# Mixing analog audio signals with resistors

I am creating a type of mixer for 2 audio inputs into 1 output so i can use 1 pair of headphones with 2 computers without buying an expensive mixer with a amp

Currently i have 1k 1/2W metal resistors on both left and right input signals and nothing on ground

It works great and i can hear both inputs fine though the headphones but it really needs a amp and isnt usable

My question is: What resistors should i be using so there isnt so much volume loss?
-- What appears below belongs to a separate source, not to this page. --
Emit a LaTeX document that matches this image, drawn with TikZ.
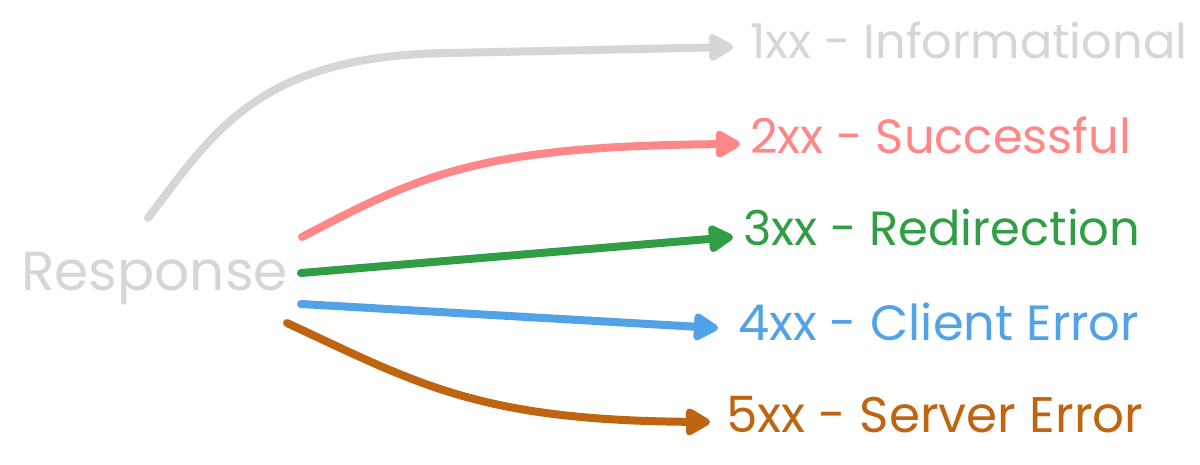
\documentclass[tikz,border=0pt]{standalone}
\usepackage{fontspec}
\setmainfont{Poppins}
\usetikzlibrary{arrows.meta}
\definecolor{cgray}{HTML}{D6D6D6}
\definecolor{cred}{HTML}{FF8787}
\definecolor{cgreen}{HTML}{2F9E44}
\definecolor{cblue}{HTML}{52A2E8}
\definecolor{cbrown}{HTML}{BF6410}
\begin{document}
\begin{tikzpicture}[x=1pt,y=-1pt,
  lbl/.style={anchor=base west, inner sep=0pt, font=\fontsize{48}{52}\selectfont},
  conn/.style={line width=8pt, line cap=round, line join=round,
    -{Triangle[length=28pt,width=30pt,round]}},
]
\useasboundingbox (0,0) rectangle (1200,464);
\fill[white] (0,0) rectangle (1200,464);
% source
\node[anchor=base west, inner sep=0pt, text=cgray, font=\fontsize{55}{60}\selectfont] (resp) at (21,290) {Response};
% labels
\node[lbl, text=cgray]  (t1) at (750,58)  {1xx - Informational};
\node[lbl, text=cred]   (t2) at (750,153) {2xx - Successful};
\node[lbl, text=cgreen] (t3) at (743,245) {3xx - Redirection};
\node[lbl, text=cblue, font=\fontsize{49.5}{52}\selectfont]  (t4) at (738,340) {4xx - Client Error};
\node[lbl, text=cbrown, font=\fontsize{50}{52}\selectfont] (t5) at (726,432) {5xx - Server Error};
% connector ends
\coordinate (s1) at (148,218);
\coordinate (s2) at (302,237);
\coordinate (s3) at (301,273);
\coordinate (s4) at (301,304);
\coordinate (s5) at (287,323);
\coordinate (e1) at (733,47);
\coordinate (e2) at (740,144);
\coordinate (e3) at (733,237);
\coordinate (e4) at (718,328);
\coordinate (e5) at (710,422);
% connectors
\draw[conn, cgray]  (s1) .. controls (215,130) and (260,55) .. (450,53) -- (e1);
\draw[conn, cred]   (s2) .. controls (420,175) and (480,146) .. (e2);
\draw[conn, cgreen] (s3) -- (e3);
\draw[conn, cblue]  (s4) -- (e4);
\draw[conn, cbrown] (s5) .. controls (420,385) and (480,420) .. (e5);
\end{tikzpicture}
\end{document}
• it "works great", but "isn't usable". hmmm. – Tyler Stone Dec 29 '18 at 3:51
• Isn't usable without an amp – alph Dec 29 '18 at 8:35
• What is the load impedance of your headphones? Much of the output level depends on how its value compares respect to the $1\mathrm{k}\Omega$ resistor you have chosen. – Daniele Tampieri Dec 29 '18 at 10:50
• Your method might work OK for series resistor values of about 30 ohms. (Have not tried this). Crude - will give you more volume. Less than 30 ohms may stress the driving amplifiers. – glen_geek Dec 29 '18 at 16:03

I think you'll need more than just resistors to do what you are describing properly. You should probably go active. You could try a simple summing amplifier like this:

This will invert your signal but you can always add another simple inverting amplifier stage at its output (basically the same thing in this schematic except only using 1 resistor at its input).

You will have less loss this way and you can even apply gain if you want to (determined by Rf/Rin). If you add a potentiometer for each input, you'd have individual volume control for each one. You can add more inputs if you like as well.

Hope this helps!

• In audio, I doubt an inverted signal will be much of a problem. – Hearth Feb 13 '19 at 1:35
• @Hearth it can be...especially if the user isn't aware. – Tyler Stone Feb 13 '19 at 1:59
• @Hearth True, I didn't mean to suggest an extra inverting stage was a requirement. There is some debate about whether we can perceive the difference, some people like to make sure to maintain absolute polarity. I've heard of people testing polarity on their speakers by placing a coin on the driver and playing a bass drum hit. If the coin bounces in the air, the driver is pushing air and everything is proper. Probably not too important for this application but I thought I'd at least mention the inversion. – Avid Pro Tool Feb 13 '19 at 2:00
• it's not at all about absolute polarity.... electronics.stackexchange.com/a/341851/156429. – Tyler Stone Feb 13 '19 at 2:25
• @TylerStone true, phase cancellation would be a big issue if he were doing some parallel routing, not sure if that's the plan. The question sounds to me like the goal is to sum the outputs of 2 computers into a pair of headphones if I'm interpreting correctly. Now that I think about it I should mention that any old op amp won't necessarily drive a pair of phones. If you're summing line level signals into a headphone amp, you're good. But if this is 2 headphone outs being summed directly to the phones, you might need more output current than the average op amp. – Avid Pro Tool Feb 13 '19 at 2:35

Most consumer headphones are 32 Ohms impedance. You can safely use 16 Ohm resistors from each computer.

The closest e12 resistor values are 15 Ohms or 18 Ohms.

Quite frankly, most any resistor value from 15 Ohms and uo should work just fine.

You will see a minimum of 8dB or so loss. That can't be helped.